I guess our feast was so sumptuous that one senator actually became quite sleepy!


We had a great time.  DH has requested that we eat like this more often.  And we’re already talking about a Renaissance feast next year.  Maybe we’ll get more ambitious and invite more friends over.  Maybe we’ll plan it more than a day in advance.  I’m sure the food, not to mention the costumes, will be a little more involved! 🙂

9 Comments leave one →
  1. June 17, 2008 7:29 am

    What a fabulous way to end Rome! I was cracking up while reading those recipes….ostrich, milk fed snails, etc. How funny!

    The pictures are great, and it looks like you had a lot of fun.

  2. June 17, 2008 7:59 am

    Well, I guess they made use of every part of an animal didn’t they? YUCK!

    What a terrific ending to a school year. They look so cute in their costumes!

  3. June 17, 2008 10:51 am


    I love that you even ate reclining. And the food looks very yummy.

  4. June 17, 2008 9:54 pm

    What a way to end the school year and to end a study on Rome. The food does look good but those recipes… wow… they turn my stomach just reading them. The texture alone of most of those things would make me gag but to each their own.

    Everyone looks like they had a great time.

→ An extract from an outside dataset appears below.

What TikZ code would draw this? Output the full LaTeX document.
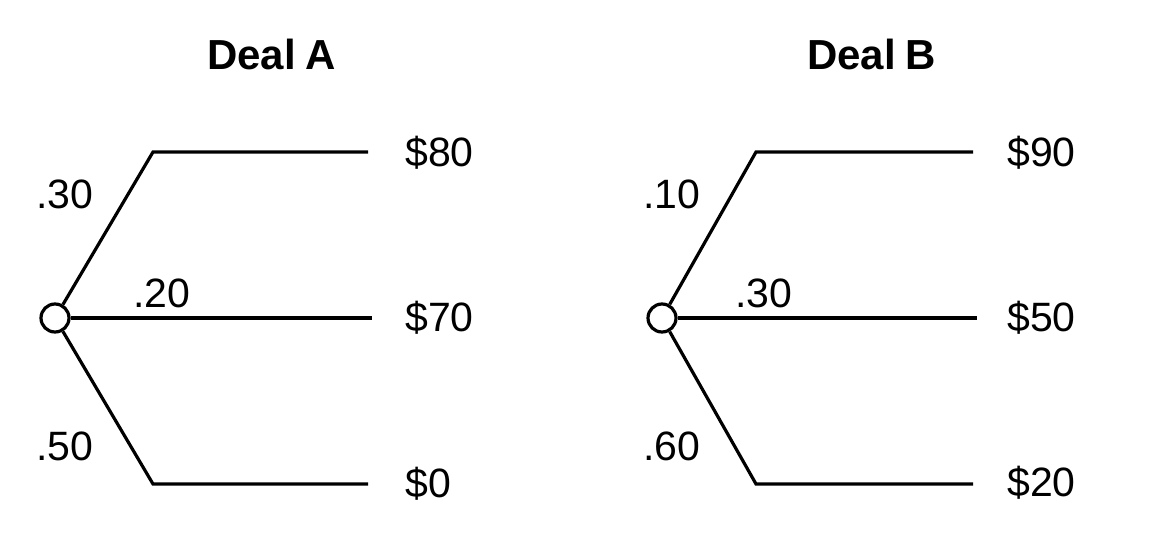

  5. June 18, 2008 1:45 pm

    I love reading about what kinds of foods people used to eat, it is so fun.

    That sounds awesome! We have done similar things, but never that fancy.

  6. June 18, 2008 3:18 pm

    what a great idea. i will look for those cookbooks when we get to rome. it would be right up our alley to do a feast. i love that they dressed in togas as well.

  7. June 18, 2008 6:30 pm

    What a great idea- Your kids look so cute as little Romans. I’ve always dreamed of getting my kids to eat international foods. It is still a dream- if it isn’t chicken …their not trying it. Oh well, I will have to live vicarious through your feasts!

  8. June 22, 2008 10:24 pm

    I LOVE IT! Your Romans are the cutest I’ve ever seen! The food looks fabulous. What a great way to end the year. 🙂

  9. June 22, 2009 3:33 am

    Your idea is brilliant.You gave me an idea for my blog! thank you
    perhaps you would like to see what goes on in Rome sometimes!